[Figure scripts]

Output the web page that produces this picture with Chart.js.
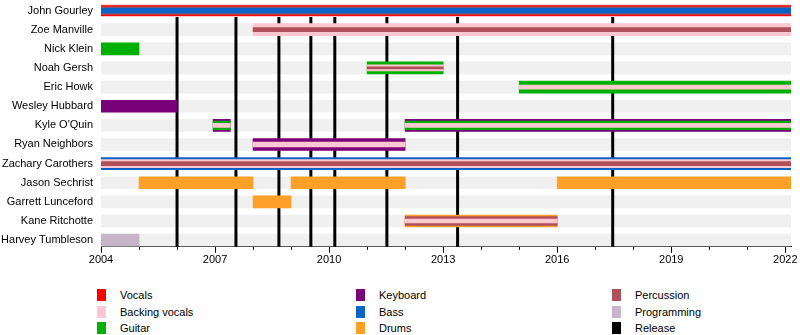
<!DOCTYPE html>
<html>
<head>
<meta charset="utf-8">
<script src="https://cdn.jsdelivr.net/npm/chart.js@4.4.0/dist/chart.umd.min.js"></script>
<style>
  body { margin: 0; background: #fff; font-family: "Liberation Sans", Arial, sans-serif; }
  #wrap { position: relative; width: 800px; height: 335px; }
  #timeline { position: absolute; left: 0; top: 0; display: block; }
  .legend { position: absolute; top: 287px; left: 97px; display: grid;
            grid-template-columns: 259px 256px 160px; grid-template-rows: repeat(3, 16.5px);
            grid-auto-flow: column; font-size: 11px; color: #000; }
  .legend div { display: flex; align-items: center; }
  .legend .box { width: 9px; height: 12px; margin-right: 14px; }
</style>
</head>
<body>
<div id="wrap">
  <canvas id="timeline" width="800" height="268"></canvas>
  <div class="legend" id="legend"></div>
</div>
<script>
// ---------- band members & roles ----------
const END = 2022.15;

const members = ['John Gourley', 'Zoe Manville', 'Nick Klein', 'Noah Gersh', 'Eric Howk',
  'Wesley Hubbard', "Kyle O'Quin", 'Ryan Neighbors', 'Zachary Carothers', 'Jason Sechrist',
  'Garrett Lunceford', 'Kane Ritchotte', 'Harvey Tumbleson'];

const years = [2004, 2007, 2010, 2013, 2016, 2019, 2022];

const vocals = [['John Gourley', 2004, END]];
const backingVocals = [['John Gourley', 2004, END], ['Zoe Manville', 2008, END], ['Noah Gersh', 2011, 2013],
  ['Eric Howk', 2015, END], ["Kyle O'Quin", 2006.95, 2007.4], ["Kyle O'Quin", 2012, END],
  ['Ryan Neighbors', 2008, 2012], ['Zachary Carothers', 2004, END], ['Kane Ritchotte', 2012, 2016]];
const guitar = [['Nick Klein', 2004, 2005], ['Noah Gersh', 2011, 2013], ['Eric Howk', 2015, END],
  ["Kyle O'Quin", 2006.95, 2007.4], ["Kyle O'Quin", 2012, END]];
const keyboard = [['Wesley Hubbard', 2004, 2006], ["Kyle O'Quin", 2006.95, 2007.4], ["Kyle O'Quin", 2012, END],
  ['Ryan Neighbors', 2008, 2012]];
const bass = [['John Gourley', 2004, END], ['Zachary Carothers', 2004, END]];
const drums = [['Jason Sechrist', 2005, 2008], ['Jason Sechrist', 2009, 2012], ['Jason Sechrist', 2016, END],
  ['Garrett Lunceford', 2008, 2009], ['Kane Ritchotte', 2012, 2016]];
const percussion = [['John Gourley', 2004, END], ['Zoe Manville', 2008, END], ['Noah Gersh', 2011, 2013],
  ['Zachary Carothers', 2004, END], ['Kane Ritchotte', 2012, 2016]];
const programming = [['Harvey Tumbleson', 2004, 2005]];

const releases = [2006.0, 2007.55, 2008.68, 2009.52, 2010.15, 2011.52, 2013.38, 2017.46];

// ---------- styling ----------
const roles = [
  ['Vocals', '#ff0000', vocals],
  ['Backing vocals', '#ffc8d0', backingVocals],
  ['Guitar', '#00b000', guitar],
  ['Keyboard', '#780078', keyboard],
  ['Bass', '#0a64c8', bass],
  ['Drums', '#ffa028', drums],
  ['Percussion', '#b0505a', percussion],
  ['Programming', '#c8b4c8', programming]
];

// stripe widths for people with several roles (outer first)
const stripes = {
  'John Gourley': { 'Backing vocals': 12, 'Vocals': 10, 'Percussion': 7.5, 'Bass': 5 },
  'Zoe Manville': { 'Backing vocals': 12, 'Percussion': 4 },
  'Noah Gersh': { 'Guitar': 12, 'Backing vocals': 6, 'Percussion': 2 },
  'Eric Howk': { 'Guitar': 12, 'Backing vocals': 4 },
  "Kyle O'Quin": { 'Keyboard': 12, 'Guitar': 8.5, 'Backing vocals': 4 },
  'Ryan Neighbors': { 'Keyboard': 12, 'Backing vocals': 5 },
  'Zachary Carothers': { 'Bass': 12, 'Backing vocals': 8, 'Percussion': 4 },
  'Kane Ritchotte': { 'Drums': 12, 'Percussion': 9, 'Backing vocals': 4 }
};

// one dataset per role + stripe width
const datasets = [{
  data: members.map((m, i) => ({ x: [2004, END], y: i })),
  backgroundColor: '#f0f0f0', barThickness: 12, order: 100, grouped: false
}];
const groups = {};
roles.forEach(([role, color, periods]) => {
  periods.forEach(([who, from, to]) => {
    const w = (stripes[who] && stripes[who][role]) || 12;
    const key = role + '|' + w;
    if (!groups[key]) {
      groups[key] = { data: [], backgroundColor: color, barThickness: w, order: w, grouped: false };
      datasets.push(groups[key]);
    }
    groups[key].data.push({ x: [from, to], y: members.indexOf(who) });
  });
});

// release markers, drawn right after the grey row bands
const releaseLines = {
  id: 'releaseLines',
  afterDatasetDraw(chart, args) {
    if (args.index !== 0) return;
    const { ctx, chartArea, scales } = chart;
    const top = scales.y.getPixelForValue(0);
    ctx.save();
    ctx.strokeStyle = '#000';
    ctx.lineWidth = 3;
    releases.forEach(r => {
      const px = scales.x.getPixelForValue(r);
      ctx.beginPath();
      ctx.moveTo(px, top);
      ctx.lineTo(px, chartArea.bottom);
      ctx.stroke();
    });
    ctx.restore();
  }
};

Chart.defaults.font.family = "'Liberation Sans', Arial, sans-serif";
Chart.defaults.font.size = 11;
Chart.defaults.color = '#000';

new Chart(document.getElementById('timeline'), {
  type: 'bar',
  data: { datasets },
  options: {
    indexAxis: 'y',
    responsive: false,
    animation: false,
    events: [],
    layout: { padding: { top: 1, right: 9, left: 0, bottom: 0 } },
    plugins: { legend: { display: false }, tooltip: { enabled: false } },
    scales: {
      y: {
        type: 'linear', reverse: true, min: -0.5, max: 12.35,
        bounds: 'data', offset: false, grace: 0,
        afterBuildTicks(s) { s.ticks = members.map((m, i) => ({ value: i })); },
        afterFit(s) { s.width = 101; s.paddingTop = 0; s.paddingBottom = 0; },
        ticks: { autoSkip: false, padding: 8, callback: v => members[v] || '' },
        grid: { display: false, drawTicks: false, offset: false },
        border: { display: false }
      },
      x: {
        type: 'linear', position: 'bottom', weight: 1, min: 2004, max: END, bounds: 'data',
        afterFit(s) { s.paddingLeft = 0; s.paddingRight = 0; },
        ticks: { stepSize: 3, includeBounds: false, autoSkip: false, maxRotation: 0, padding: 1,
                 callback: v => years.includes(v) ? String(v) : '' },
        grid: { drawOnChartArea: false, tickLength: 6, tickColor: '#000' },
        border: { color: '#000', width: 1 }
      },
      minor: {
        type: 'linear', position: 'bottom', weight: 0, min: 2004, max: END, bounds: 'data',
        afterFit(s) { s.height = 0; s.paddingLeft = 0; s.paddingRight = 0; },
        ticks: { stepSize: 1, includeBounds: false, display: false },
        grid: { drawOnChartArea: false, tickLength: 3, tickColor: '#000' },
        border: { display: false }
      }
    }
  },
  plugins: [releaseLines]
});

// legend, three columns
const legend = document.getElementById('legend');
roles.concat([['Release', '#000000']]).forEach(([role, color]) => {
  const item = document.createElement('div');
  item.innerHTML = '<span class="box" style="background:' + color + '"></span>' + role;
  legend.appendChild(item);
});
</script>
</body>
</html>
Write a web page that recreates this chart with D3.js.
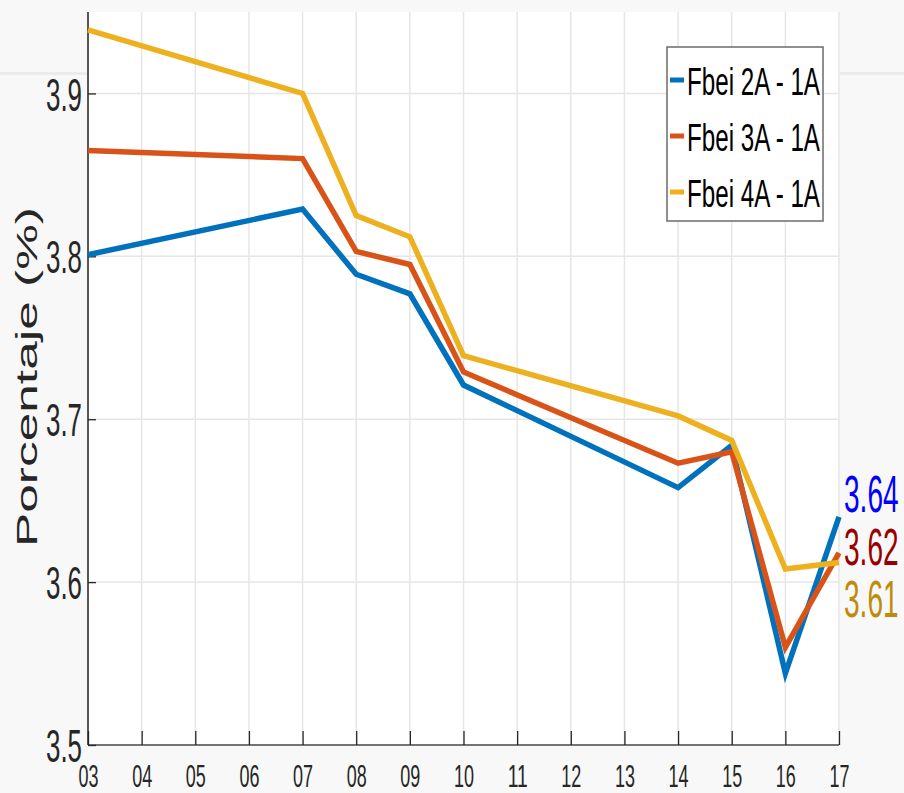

*Exercise goal*
Reproduce the full material exactly, excluding the pictures.

*Written response*
Output the web page that produces this picture with Chart.js.
<!DOCTYPE html>
<html>
<head>
<meta charset="utf-8">
<script src="https://cdn.jsdelivr.net/npm/chart.js@4.4.0/dist/chart.umd.min.js"></script>
<style>
  body { margin: 0; background: #fff; font-family: "Liberation Sans", Arial, sans-serif; }
  #wrap { position: relative; width: 800px; height: 335px; }
  #timeline { position: absolute; left: 0; top: 0; display: block; }
  .legend { position: absolute; top: 287px; left: 97px; display: grid;
            grid-template-columns: 259px 256px 160px; grid-template-rows: repeat(3, 16.5px);
            grid-auto-flow: column; font-size: 11px; color: #000; }
  .legend div { display: flex; align-items: center; }
  .legend .box { width: 9px; height: 12px; margin-right: 14px; }
</style>
</head>
<body>
<div id="wrap">
  <canvas id="timeline" width="800" height="268"></canvas>
  <div class="legend" id="legend"></div>
</div>
<script>
// ---------- band members & roles ----------
const END = 2022.15;

const members = ['John Gourley', 'Zoe Manville', 'Nick Klein', 'Noah Gersh', 'Eric Howk',
  'Wesley Hubbard', "Kyle O'Quin", 'Ryan Neighbors', 'Zachary Carothers', 'Jason Sechrist',
  'Garrett Lunceford', 'Kane Ritchotte', 'Harvey Tumbleson'];

const years = [2004, 2007, 2010, 2013, 2016, 2019, 2022];

const vocals = [['John Gourley', 2004, END]];
const backingVocals = [['John Gourley', 2004, END], ['Zoe Manville', 2008, END], ['Noah Gersh', 2011, 2013],
  ['Eric Howk', 2015, END], ["Kyle O'Quin", 2006.95, 2007.4], ["Kyle O'Quin", 2012, END],
  ['Ryan Neighbors', 2008, 2012], ['Zachary Carothers', 2004, END], ['Kane Ritchotte', 2012, 2016]];
const guitar = [['Nick Klein', 2004, 2005], ['Noah Gersh', 2011, 2013], ['Eric Howk', 2015, END],
  ["Kyle O'Quin", 2006.95, 2007.4], ["Kyle O'Quin", 2012, END]];
const keyboard = [['Wesley Hubbard', 2004, 2006], ["Kyle O'Quin", 2006.95, 2007.4], ["Kyle O'Quin", 2012, END],
  ['Ryan Neighbors', 2008, 2012]];
const bass = [['John Gourley', 2004, END], ['Zachary Carothers', 2004, END]];
const drums = [['Jason Sechrist', 2005, 2008], ['Jason Sechrist', 2009, 2012], ['Jason Sechrist', 2016, END],
  ['Garrett Lunceford', 2008, 2009], ['Kane Ritchotte', 2012, 2016]];
const percussion = [['John Gourley', 2004, END], ['Zoe Manville', 2008, END], ['Noah Gersh', 2011, 2013],
  ['Zachary Carothers', 2004, END], ['Kane Ritchotte', 2012, 2016]];
const programming = [['Harvey Tumbleson', 2004, 2005]];

const releases = [2006.0, 2007.55, 2008.68, 2009.52, 2010.15, 2011.52, 2013.38, 2017.46];

// ---------- styling ----------
const roles = [
  ['Vocals', '#ff0000', vocals],
  ['Backing vocals', '#ffc8d0', backingVocals],
  ['Guitar', '#00b000', guitar],
  ['Keyboard', '#780078', keyboard],
  ['Bass', '#0a64c8', bass],
  ['Drums', '#ffa028', drums],
  ['Percussion', '#b0505a', percussion],
  ['Programming', '#c8b4c8', programming]
];

// stripe widths for people with several roles (outer first)
const stripes = {
  'John Gourley': { 'Backing vocals': 12, 'Vocals': 10, 'Percussion': 7.5, 'Bass': 5 },
  'Zoe Manville': { 'Backing vocals': 12, 'Percussion': 4 },
  'Noah Gersh': { 'Guitar': 12, 'Backing vocals': 6, 'Percussion': 2 },
  'Eric Howk': { 'Guitar': 12, 'Backing vocals': 4 },
  "Kyle O'Quin": { 'Keyboard': 12, 'Guitar': 8.5, 'Backing vocals': 4 },
  'Ryan Neighbors': { 'Keyboard': 12, 'Backing vocals': 5 },
  'Zachary Carothers': { 'Bass': 12, 'Backing vocals': 8, 'Percussion': 4 },
  'Kane Ritchotte': { 'Drums': 12, 'Percussion': 9, 'Backing vocals': 4 }
};

// one dataset per role + stripe width
const datasets = [{
  data: members.map((m, i) => ({ x: [2004, END], y: i })),
  backgroundColor: '#f0f0f0', barThickness: 12, order: 100, grouped: false
}];
const groups = {};
roles.forEach(([role, color, periods]) => {
  periods.forEach(([who, from, to]) => {
    const w = (stripes[who] && stripes[who][role]) || 12;
    const key = role + '|' + w;
    if (!groups[key]) {
      groups[key] = { data: [], backgroundColor: color, barThickness: w, order: w, grouped: false };
      datasets.push(groups[key]);
    }
    groups[key].data.push({ x: [from, to], y: members.indexOf(who) });
  });
});

// release markers, drawn right after the grey row bands
const releaseLines = {
  id: 'releaseLines',
  afterDatasetDraw(chart, args) {
    if (args.index !== 0) return;
    const { ctx, chartArea, scales } = chart;
    const top = scales.y.getPixelForValue(0);
    ctx.save();
    ctx.strokeStyle = '#000';
    ctx.lineWidth = 3;
    releases.forEach(r => {
      const px = scales.x.getPixelForValue(r);
      ctx.beginPath();
      ctx.moveTo(px, top);
      ctx.lineTo(px, chartArea.bottom);
      ctx.stroke();
    });
    ctx.restore();
  }
};

Chart.defaults.font.family = "'Liberation Sans', Arial, sans-serif";
Chart.defaults.font.size = 11;
Chart.defaults.color = '#000';

new Chart(document.getElementById('timeline'), {
  type: 'bar',
  data: { datasets },
  options: {
    indexAxis: 'y',
    responsive: false,
    animation: false,
    events: [],
    layout: { padding: { top: 1, right: 9, left: 0, bottom: 0 } },
    plugins: { legend: { display: false }, tooltip: { enabled: false } },
    scales: {
      y: {
        type: 'linear', reverse: true, min: -0.5, max: 12.35,
        bounds: 'data', offset: false, grace: 0,
        afterBuildTicks(s) { s.ticks = members.map((m, i) => ({ value: i })); },
        afterFit(s) { s.width = 101; s.paddingTop = 0; s.paddingBottom = 0; },
        ticks: { autoSkip: false, padding: 8, callback: v => members[v] || '' },
        grid: { display: false, drawTicks: false, offset: false },
        border: { display: false }
      },
      x: {
        type: 'linear', position: 'bottom', weight: 1, min: 2004, max: END, bounds: 'data',
        afterFit(s) { s.paddingLeft = 0; s.paddingRight = 0; },
        ticks: { stepSize: 3, includeBounds: false, autoSkip: false, maxRotation: 0, padding: 1,
                 callback: v => years.includes(v) ? String(v) : '' },
        grid: { drawOnChartArea: false, tickLength: 6, tickColor: '#000' },
        border: { color: '#000', width: 1 }
      },
      minor: {
        type: 'linear', position: 'bottom', weight: 0, min: 2004, max: END, bounds: 'data',
        afterFit(s) { s.height = 0; s.paddingLeft = 0; s.paddingRight = 0; },
        ticks: { stepSize: 1, includeBounds: false, display: false },
        grid: { drawOnChartArea: false, tickLength: 3, tickColor: '#000' },
        border: { display: false }
      }
    }
  },
  plugins: [releaseLines]
});

// legend, three columns
const legend = document.getElementById('legend');
roles.concat([['Release', '#000000']]).forEach(([role, color]) => {
  const item = document.createElement('div');
  item.innerHTML = '<span class="box" style="background:' + color + '"></span>' + role;
  legend.appendChild(item);
});
</script>
</body>
</html>
Write a web page that recreates this chart with D3.js.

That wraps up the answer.